I'm an addict, you know. 🌱
Thank you for reading!
Love to you!



I at one point had no internet at home, and no phone, period. Nothing. I was cut off. For months. Because I couldn't afford it.
I would visit Starbucks to use their wifi several times a week. That was it. Then my mom gave me a prepaid flip phone for my birthday; any time I couldn't afford refill cards, I was cut off again.
Then I was able to get an "Obama phone," which is even simpler in design, but I don't have to pay for it (it should be called a "Reagan phone," who started the program, or a "Bush phone," who extended it to cell phones, and it's paid for with one of those fees at the bottom of phone bills, not income tax). So I regularly had a phone that didn't get cut off.
The only reason I have internet at home is because I am able to ride a hotspot now. When that hotspot goes down, I can't do anything about it, and am without internet for days again.
I haven't had a smartphone in years. I used to. They are expensive.
Sometimes I have to drive a car, and I must confess, that's terrible, particularly when I'm alone. I can hear that I get messages and that people try to call me, and I really have a need for maps, but to be able to access my phone properly I need to stop the car - which may often be a non-trivial task. Fumbling with the phone while driving, that's quite bad, typically also very illegal, I think most car drivers do it from time to time - me too - but I find it very difficult and very slow.
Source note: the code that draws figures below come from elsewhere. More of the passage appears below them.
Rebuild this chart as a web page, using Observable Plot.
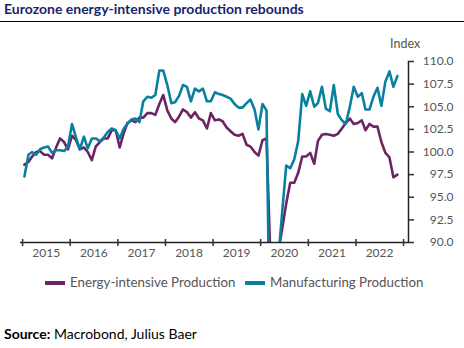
<!DOCTYPE html>
<html><head><meta charset="utf-8">
<script src="https://cdn.jsdelivr.net/npm/d3@7"></script>
<script src="https://cdn.jsdelivr.net/npm/@observablehq/plot@0.6"></script>
<style>
body{margin:0;background:#fff;font-family:Lato,sans-serif}
#wrap{position:relative;width:464px;height:348px;overflow:hidden;background:#fff}
#chart{position:absolute;left:0;top:0}
#title{position:absolute;left:4px;top:1px;font-weight:700;font-size:14px;line-height:1.2;color:#1a1f6e;white-space:nowrap}
#rule{position:absolute;left:0;top:21px;width:464px;height:0;border-top:1.5px solid #000}
#ylab{position:absolute;left:390px;top:36px;font-size:12.5px;line-height:1.2;color:#555}
.leg{position:absolute;top:274px;font-size:13.3px;line-height:16px;color:#555;white-space:nowrap}
.sw{display:inline-block;width:20px;height:4px;vertical-align:middle;margin-right:5px;position:relative;top:-1px}
#source{position:absolute;left:4px;top:326px;font-size:14px;line-height:1.2;color:#000;white-space:nowrap}
</style>
</head><body>
<div id="wrap">
<div id="chart"></div>
<div id="title">Eurozone energy-intensive production rebounds</div>
<div id="rule"></div>
<div id="ylab">Index</div>
<div class="leg" style="left:45px"><span class="sw" id="sw1"></span>Energy-intensive Production</div>
<div class="leg" style="left:245px"><span class="sw" id="sw2"></span>Manufacturing Production</div>
<div id="source"><b>Source:</b> Macrobond, Julius Baer</div>
</div>
<script>
// Monthly series, Jan 2015 .. Nov 2022
const startYear = 2015;
const energyIntensive = [
  98.6, 98.9, 99.5, 100.0, 100.1, 99.7, 99.7, 99.3, 100.5, 101.5, 101.1, 100.3,
  101.8, 101.3, 100.3, 100.5, 100.0, 99.1, 100.6, 101.1, 101.5, 101.5, 102.4, 102.4,
  100.5, 102.1, 103.2, 103.5, 103.3, 103.8, 103.8, 104.3, 104.3, 104.1, 105.3, 106.3,
  104.6, 103.7, 103.3, 103.9, 104.7, 104.4, 103.8, 104.4, 103.7, 103.5, 102.6, 104.3,
  103.5, 103.6, 103.4, 102.7, 102.3, 101.9, 101.8, 102.0, 100.8, 100.6, 100.0, 99.6,
  101.3, 101.5, 88.5, 72.0, 88.9, 91.6, 94.3, 96.6, 96.6, 97.7, 99.5, 99.5,
  99.9, 98.7, 101.2, 101.9, 102.0, 101.9, 101.8, 102.0, 102.6, 103.2, 103.7, 103.1,
  103.2, 103.5, 102.4, 103.1, 102.8, 102.8, 101.1, 99.9, 99.4, 97.2, 97.5
];
const manufacturing = [
  97.3, 99.7, 100.0, 99.7, 100.3, 100.5, 100.6, 99.9, 100.2, 100.2, 100.1, 100.6,
  103.1, 101.6, 100.3, 101.7, 100.4, 101.5, 101.5, 101.2, 101.6, 102.2, 102.6, 102.4,
  101.5, 102.6, 103.1, 103.6, 103.7, 103.3, 105.6, 106.1, 106.0, 106.3, 109.0, 109.0,
  107.4, 105.4, 105.5, 106.2, 107.4, 107.2, 105.6, 107.0, 106.7, 107.0, 105.6, 105.6,
  106.6, 106.4, 106.3, 106.1, 105.9, 105.3, 104.9, 104.9, 105.4, 105.8, 104.7, 102.5,
  105.3, 104.6, 75.0, 72.0, 88.2, 93.5, 98.5, 98.2, 99.2, 101.2, 106.4, 105.1,
  106.7, 105.0, 105.4, 107.2, 104.8, 104.5, 107.4, 104.2, 103.5, 103.1, 105.0, 107.2,
  106.1, 106.5, 104.7, 104.7, 106.1, 107.1, 105.1, 107.8, 108.9, 107.2, 108.4
];
const years = [2015, 2016, 2017, 2018, 2019, 2020, 2021, 2022, 2023];
const labelYears = [2015, 2016, 2017, 2018, 2019, 2020, 2021, 2022];
const yTicks = [90, 92.5, 95, 97.5, 100, 102.5, 105, 107.5, 110];
const seriesNames = ["Energy-intensive Production", "Manufacturing Production"];
const colors = ["#6c2563", "#0a80a0"];

const rows = energyIntensive.map((v, i) => ({
  date: new Date(Date.UTC(startYear, i, 15)),
  energy: v,
  mfg: manufacturing[i]
}));
const yearStarts = years.map(y => new Date(Date.UTC(y, 0, 1)));
const yearMids = labelYears.map(y => new Date(Date.UTC(y, 6, 1)));

document.getElementById("sw1").style.background = colors[0];
document.getElementById("sw2").style.background = colors[1];

const plot = Plot.plot({
  width: 464, height: 348,
  marginTop: 61, marginBottom: 106, marginLeft: 20, marginRight: 56,
  style: {fontFamily: "Lato, sans-serif", fontSize: "12px", color: "#555", background: "transparent", overflow: "visible"},
  x: {type: "utc", domain: [new Date(Date.UTC(2014, 11, 16)), new Date(Date.UTC(2023, 1, 8))], label: null},
  y: {domain: [90, 110], label: null},
  marks: [
    Plot.line(rows, {x: "date", y: "energy", stroke: colors[0], strokeWidth: 2.6, clip: true}),
    Plot.line(rows, {x: "date", y: "mfg", stroke: colors[1], strokeWidth: 2.6, clip: true}),
    Plot.ruleY([90], {stroke: "#222", strokeWidth: 1.5}),
    Plot.frame({anchor: "right", stroke: "#222", strokeWidth: 1.5}),
    Plot.axisX({ticks: yearStarts, tickSize: 7, dy: -3, tickFormat: () => "", stroke: "#333", strokeWidth: 1.5}),
    Plot.axisX({ticks: yearMids, tickSize: 0, tickPadding: 6, tickFormat: d3.utcFormat("%Y"), fill: "#555"}),
    Plot.axisY({anchor: "right", ticks: yTicks, tickSize: 5, tickPadding: 40, textAnchor: "end", tickFormat: d3.format(".1f"), stroke: "#333", strokeWidth: 1.5, fill: "#555"})
  ]
});
document.getElementById("chart").appendChild(plot);
</script>
</body></html>
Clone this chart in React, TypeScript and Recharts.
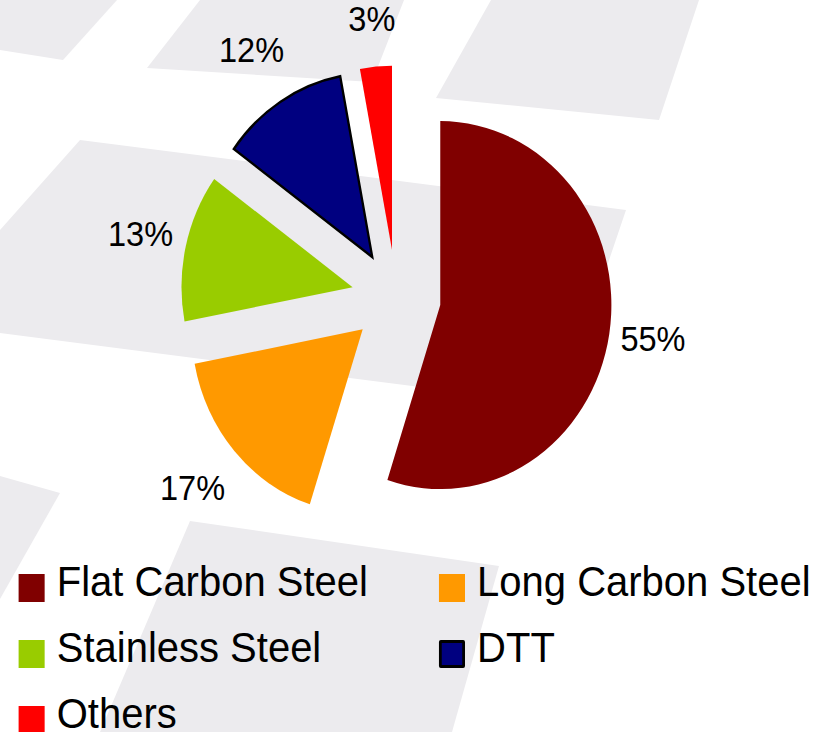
import React from 'react';
import { PieChart, Pie, Cell, Sector, Legend } from 'recharts';

const categories = ['Flat Carbon Steel', 'Long Carbon Steel', 'Stainless Steel', 'DTT', 'Others'];
const shares = [55, 17, 13, 12, 3];
const colors = ['#800000', '#FF9900', '#99CC00', '#000080', '#FF0000'];
const outlines = ['none', 'none', 'none', '#000000', 'none'];

const data = categories.map((name, i) => ({ name, value: shares[i] }));

// light grey slide watermark behind the chart
const backdrop = [
  '0,0 117,0 63,60 0,50',
  '200,0 404,0 372,82 147,68',
  '491,0 699,0 659,120 436,98',
  '80,140 626,210 560,405 0,333 0,230',
  '0,476 60,493 0,599',
  '190,521 499,566 452,732 100,732',
];

const RAD = Math.PI / 180;
const SQUEEZE = 0.93; // the slide picture is a bit narrower than it is tall
const WIDTH = 880;
const HEIGHT = 732;
const EXPLODE = 48;
const FONT = '"Liberation Sans", Arial, sans-serif';

const ExplodedSlice = (props: any) => {
  const dx = EXPLODE * Math.cos(-props.midAngle * RAD);
  const dy = EXPLODE * Math.sin(-props.midAngle * RAD);
  return <Sector {...props} cx={props.cx + dx} cy={props.cy + dy} />;
};

const renderLabel = (props: any) => {
  const { cx, cy, midAngle, outerRadius, value } = props;
  const ux = Math.cos(-midAngle * RAD);
  const uy = Math.sin(-midAngle * RAD);
  const dist = EXPLODE + outerRadius + 42 + 18 * Math.abs(Math.sin(2 * midAngle * RAD));
  return (
    <text
      x={cx + ux * dist}
      y={cy + uy * dist - 3}
      textAnchor="middle"
      dominantBaseline="central"
      fontSize={35}
      fontFamily={FONT}
      fill="#000"
    >
      {value}%
    </text>
  );
};

const renderLegend = ({ payload }: any) => {
  const items = [...(payload || [])].sort(
    (a: any, b: any) => categories.indexOf(a.value) - categories.indexOf(b.value)
  );
  return (
    <div
      style={{
        display: 'grid',
        gridTemplateColumns: '452px 400px',
        paddingLeft: 20,
        fontFamily: FONT,
        fontSize: 43,
        color: '#000',
      }}
    >
      {items.map((entry: any) => {
        const i = categories.indexOf(entry.value);
        return (
          <div key={entry.value} style={{ display: 'flex', alignItems: 'center', height: 66 }}>
            <span
              style={{
                width: 28,
                height: 28,
                boxSizing: 'border-box',
                background: colors[i],
                border: outlines[i] === 'none' ? 'none' : `3px solid ${outlines[i]}`,
                borderRadius: outlines[i] === 'none' ? 0 : 2,
                flex: 'none',
              }}
            />
            <span style={{ marginLeft: 13, position: 'relative', top: -7, lineHeight: 0.85, whiteSpace: 'nowrap' }}>
              {entry.value}
            </span>
          </div>
        );
      })}
    </div>
  );
};

export default function App() {
  return (
    <div style={{ position: 'absolute', left: 0, top: 0, width: 818, height: 732, overflow: 'hidden', background: '#fff' }}>
      <svg width={818} height={732} style={{ position: 'absolute', left: 0, top: 0 }}>
        {backdrop.map((pts) => (
          <polygon key={pts} points={pts} fill="#ecebee" />
        ))}
      </svg>
      <div
        style={{
          position: 'absolute',
          left: 0,
          top: 0,
          width: WIDTH,
          height: HEIGHT,
          transform: `scaleX(${SQUEEZE})`,
          transformOrigin: '0 0',
        }}
      >
        <PieChart width={WIDTH} height={HEIGHT} margin={{ top: 0, right: 0, bottom: 0, left: 0 }}>
          <Pie
            data={data}
            dataKey="value"
            nameKey="name"
            cx={426}
            cy={297.6}
            outerRadius={184}
            startAngle={90}
            endAngle={-270}
            stroke="none"
            shape={ExplodedSlice}
            label={renderLabel}
            labelLine={false}
            isAnimationActive={false}
          >
            {data.map((d, i) => (
              <Cell
                key={d.name}
                fill={colors[i]}
                stroke={outlines[i]}
                strokeWidth={outlines[i] === 'none' ? 0 : 2.5}
              />
            ))}
          </Pie>
          <Legend
            content={renderLegend}
            wrapperStyle={{ position: 'absolute', left: 0, top: 555, bottom: 'auto', width: WIDTH }}
          />
        </PieChart>
      </div>
    </div>
  );
}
Also, it seems like there are more dimensions here ... "no phone", "no internet" and "no terminal". If I understand it right, your phone is efficiently your internet terminal, no phone means no internet? Not so with me, I hate interacting through the telephone, I spend unhealthy amounts of time with my laptops and work station, and I frequently take the laptop with me when I'm leaving home.
I regularly lose my phone or destroy it, and I'm generally slow to replace it when it happens - but I'm not going offline. Losing my phone merely means that the people expecting to get in touch with me by phone or messages will have a problem. The latter is the worst, with the phone calls people will at least know that they didn't get through ... yes, plus that it's more difficult to get online while I'm on the go, both because I have to find my laptop and because I have to find some wi-fi. There are hotspots in most of the trains and quite some public places here in Oslo, so as long as I carry the laptop in my rucksack I'm usually fine - though worringly, the hotspots are slowly becoming sort of obsolete as everyone have Internet on the go through their telephone subscription.
In the easter I had a whooping 36 hours without a laptop and almost without internet. The two things I was craving for was maps and reaching out to my local crypto trading customers. Big mistake not to buy an old-fashioned paper map!
With my local bitcoin trading, many customers expects me to have a phone, and many customers expects me to react immediately when they try to buy or sell bitcoins. After all, with the local bitcoin trading I'm delivering a value-added service, availability and speed is of the essence.
Now the schools here are sending important information to parents by SMS - only. I think it really sucks. I know several people that are rejecting the idea of having a cell phone. (Those people aren't technofobs, most of them are nerds, they just don't want to give up their privacy or they resist for other reasons). Also, I want to access this information through any device, not only my telephone. Even if I have it with almost me all the time, I want to have the freedom to leave it intentionally at home.
(I've given myself and tiny 1% vote to lift my comment above the "spam")
You have a minor misspelling in the following sentence:
It should be millennials instead of millenials.Lmfao. There are others as well, bot.